African-Americans knew from experience that government can’t be trusted to do the right thing – not at the local level, the state level nor the national level. Only a mobilized citizenry can create the conditions for social justice, hence the Civil Rights movement.
How to Win Against the Odds:
It’s time to realize that legacy of citizen activism applies to ALL of us not just the more vulnerable of us. And many have learned the lesson – women, those with disabilities, vets, Latinos and gays. It’s now wake up time for those of us in the ranks of a marginalized middle class America.
Fortunately, a band of intrepid folks in Washington County led by Save Helvetia were unwilling to get rolled over by the vested interests in the county on land use planning on urban and rural reserves. They used all the tools in their tool book – and won after 4 long years!
The victory was won because they didn’t put their efforts into just one strategy but had a multiple offense – participating in forums on urban/rural reserves, organizing and educating themselves, appealing decisions ultimately to the courts and finally getting the legislature involved.
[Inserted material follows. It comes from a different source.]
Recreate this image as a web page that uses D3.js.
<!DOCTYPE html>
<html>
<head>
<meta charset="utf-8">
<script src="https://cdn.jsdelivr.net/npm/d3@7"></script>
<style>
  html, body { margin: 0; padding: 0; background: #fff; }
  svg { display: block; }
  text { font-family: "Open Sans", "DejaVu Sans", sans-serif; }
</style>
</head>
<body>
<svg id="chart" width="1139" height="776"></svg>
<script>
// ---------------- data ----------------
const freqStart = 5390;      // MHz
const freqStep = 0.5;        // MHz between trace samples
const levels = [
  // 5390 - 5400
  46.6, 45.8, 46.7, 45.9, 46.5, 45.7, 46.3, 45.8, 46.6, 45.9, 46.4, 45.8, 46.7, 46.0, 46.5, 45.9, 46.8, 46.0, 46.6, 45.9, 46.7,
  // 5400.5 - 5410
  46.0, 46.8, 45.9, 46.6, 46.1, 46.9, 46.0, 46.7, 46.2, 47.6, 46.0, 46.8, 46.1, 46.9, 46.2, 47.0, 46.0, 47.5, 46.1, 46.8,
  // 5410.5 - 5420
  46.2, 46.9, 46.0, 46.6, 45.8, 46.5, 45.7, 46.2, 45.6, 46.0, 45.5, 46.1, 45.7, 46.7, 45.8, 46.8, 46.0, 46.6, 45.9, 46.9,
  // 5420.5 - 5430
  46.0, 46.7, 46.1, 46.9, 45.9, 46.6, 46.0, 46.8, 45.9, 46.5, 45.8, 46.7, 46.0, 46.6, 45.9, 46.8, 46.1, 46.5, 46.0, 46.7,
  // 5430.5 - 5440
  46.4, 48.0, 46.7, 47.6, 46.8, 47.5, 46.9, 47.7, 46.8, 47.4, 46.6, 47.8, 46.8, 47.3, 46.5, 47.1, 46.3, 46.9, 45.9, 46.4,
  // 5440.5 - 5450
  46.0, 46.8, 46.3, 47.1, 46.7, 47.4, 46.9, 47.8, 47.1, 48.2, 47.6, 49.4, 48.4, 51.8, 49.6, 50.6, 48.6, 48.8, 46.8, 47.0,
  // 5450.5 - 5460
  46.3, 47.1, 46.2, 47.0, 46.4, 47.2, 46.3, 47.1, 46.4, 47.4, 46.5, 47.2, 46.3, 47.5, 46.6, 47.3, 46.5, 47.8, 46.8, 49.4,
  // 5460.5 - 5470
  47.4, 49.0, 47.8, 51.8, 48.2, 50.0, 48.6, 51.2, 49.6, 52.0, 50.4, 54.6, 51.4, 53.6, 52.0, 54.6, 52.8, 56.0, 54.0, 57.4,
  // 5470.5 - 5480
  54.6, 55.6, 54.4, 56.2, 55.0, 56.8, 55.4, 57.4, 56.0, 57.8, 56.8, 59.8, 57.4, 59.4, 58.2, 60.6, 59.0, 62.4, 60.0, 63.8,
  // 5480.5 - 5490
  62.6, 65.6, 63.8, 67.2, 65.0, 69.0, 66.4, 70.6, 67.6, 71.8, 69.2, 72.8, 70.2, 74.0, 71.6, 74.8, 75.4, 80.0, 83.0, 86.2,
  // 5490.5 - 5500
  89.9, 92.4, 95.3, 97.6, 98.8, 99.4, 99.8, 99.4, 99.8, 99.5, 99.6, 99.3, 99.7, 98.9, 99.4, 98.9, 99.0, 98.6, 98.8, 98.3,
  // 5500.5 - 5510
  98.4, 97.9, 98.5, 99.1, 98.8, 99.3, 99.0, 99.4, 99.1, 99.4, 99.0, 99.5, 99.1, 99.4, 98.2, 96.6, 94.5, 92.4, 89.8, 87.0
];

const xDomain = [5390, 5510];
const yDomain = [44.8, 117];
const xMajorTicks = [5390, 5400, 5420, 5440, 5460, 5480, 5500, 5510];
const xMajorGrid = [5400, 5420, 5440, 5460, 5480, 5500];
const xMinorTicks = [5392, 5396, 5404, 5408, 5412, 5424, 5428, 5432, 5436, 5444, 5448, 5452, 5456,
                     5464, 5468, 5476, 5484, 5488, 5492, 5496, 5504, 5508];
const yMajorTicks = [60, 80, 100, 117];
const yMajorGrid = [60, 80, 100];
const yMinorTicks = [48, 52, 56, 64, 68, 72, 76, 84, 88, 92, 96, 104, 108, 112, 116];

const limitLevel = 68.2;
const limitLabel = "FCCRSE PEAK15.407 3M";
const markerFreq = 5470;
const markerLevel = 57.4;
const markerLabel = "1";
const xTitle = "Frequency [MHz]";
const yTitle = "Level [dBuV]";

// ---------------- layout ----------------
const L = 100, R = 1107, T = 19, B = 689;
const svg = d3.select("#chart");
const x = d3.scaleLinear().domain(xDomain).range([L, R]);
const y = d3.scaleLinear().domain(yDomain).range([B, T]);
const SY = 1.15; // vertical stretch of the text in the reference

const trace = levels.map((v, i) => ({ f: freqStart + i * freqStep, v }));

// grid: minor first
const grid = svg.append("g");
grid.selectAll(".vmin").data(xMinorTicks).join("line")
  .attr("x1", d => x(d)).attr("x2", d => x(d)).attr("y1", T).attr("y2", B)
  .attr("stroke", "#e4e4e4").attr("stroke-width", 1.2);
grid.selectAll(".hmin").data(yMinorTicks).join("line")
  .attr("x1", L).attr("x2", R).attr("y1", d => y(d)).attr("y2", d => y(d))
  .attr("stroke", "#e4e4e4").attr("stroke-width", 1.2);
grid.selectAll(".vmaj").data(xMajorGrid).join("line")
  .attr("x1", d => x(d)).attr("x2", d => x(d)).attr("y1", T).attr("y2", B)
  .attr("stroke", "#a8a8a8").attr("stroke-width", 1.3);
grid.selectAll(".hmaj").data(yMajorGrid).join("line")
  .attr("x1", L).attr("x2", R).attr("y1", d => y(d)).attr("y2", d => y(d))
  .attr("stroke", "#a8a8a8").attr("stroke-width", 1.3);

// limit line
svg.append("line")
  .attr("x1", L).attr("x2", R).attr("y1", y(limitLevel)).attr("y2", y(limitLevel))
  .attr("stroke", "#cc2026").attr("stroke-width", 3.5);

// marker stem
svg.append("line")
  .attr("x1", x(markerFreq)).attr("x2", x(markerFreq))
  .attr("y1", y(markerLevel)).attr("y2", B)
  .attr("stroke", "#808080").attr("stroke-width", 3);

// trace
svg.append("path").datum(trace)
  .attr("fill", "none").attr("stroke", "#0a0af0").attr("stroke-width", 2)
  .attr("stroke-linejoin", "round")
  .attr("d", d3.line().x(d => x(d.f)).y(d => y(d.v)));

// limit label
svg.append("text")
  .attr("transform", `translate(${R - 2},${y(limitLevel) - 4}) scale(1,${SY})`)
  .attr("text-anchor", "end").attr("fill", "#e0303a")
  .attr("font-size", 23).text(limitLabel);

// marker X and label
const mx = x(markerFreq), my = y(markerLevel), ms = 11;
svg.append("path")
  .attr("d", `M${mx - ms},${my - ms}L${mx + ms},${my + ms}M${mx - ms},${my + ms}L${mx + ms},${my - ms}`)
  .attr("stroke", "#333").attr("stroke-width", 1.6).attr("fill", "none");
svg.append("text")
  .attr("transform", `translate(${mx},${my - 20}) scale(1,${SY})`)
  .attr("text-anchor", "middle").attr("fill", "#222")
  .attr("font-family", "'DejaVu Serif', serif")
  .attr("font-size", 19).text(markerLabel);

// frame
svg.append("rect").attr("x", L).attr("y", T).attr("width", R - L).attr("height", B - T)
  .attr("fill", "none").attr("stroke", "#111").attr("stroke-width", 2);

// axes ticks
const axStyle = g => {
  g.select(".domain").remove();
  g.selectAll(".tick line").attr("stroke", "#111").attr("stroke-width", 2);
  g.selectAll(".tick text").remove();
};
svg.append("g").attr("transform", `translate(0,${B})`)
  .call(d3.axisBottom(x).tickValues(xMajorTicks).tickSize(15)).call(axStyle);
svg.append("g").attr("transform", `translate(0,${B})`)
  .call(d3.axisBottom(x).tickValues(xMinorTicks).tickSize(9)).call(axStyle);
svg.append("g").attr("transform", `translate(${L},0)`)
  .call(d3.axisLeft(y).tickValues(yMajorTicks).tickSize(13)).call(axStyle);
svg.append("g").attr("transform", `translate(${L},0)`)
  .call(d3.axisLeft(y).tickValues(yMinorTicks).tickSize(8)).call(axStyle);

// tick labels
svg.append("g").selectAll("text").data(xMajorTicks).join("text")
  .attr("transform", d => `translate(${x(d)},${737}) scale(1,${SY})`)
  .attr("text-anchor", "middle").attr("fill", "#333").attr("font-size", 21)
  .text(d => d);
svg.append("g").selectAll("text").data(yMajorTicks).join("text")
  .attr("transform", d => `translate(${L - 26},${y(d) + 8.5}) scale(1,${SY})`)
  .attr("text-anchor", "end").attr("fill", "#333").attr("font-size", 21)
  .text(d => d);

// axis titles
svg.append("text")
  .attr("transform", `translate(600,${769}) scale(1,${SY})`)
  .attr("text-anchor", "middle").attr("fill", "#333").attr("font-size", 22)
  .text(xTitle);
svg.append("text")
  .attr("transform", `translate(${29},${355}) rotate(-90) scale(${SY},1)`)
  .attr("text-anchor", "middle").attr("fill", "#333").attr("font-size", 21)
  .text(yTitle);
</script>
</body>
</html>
Caveat: As one who has spent over 40 years watching Oregon’s legislature in action and the last 22 as a “citizen advocate” in the Puzzle Palace, it’s important to understand that citizens can have a powerful affect on the legislators in town halls, driving to Salem or e-maling them.
Yes, we all live busy lives. But your legislator is just an e-mail click away from you! Oregon has the most open system in the USA. Your voice can be heard!
That’s what democracy is all about – using all of the tools in the democratic toolbox. The other key is building relationships, coalitions and alliances with others, 1000 Friends became a major ally with Save Helvetia battling Washington County’s corporate biased power elite.
One hopes the 100 attendees at the excellently organized CPO forum on HB 4078 learned the lesson – this is not the end of the road but a “new beginning” for “maximum feasible participation” or as Jefferson put it - “Eternal vigilance…” Stay tuned in.
The interest groups who derailed the urban/rural reserves process focused on their own “self-regarding” interests with ultimate reckless and wasteful abandon. Those who saw the bigger picture “other regarding” interests – the public good - won the day.
Democracy is a messy process. It’s a marathon not a sprint. And it requires us as citizens to step up despite our busy private lives. As Ben Franklin was asked back in the day – “what have you given us, Ben?” Answer – “a Republic, if you can keep it.”
That rhetorical point still resonates in the 21s century. For whom does the bell of liberty toll, for us all if we are listening!
Note of concern: I saw no minority folks last night. I think the CPO leaderships needs to reach out to all residents of the county - urban, suburban, rural and all demographic groups otherwise you will be viewed as a NIMBY element.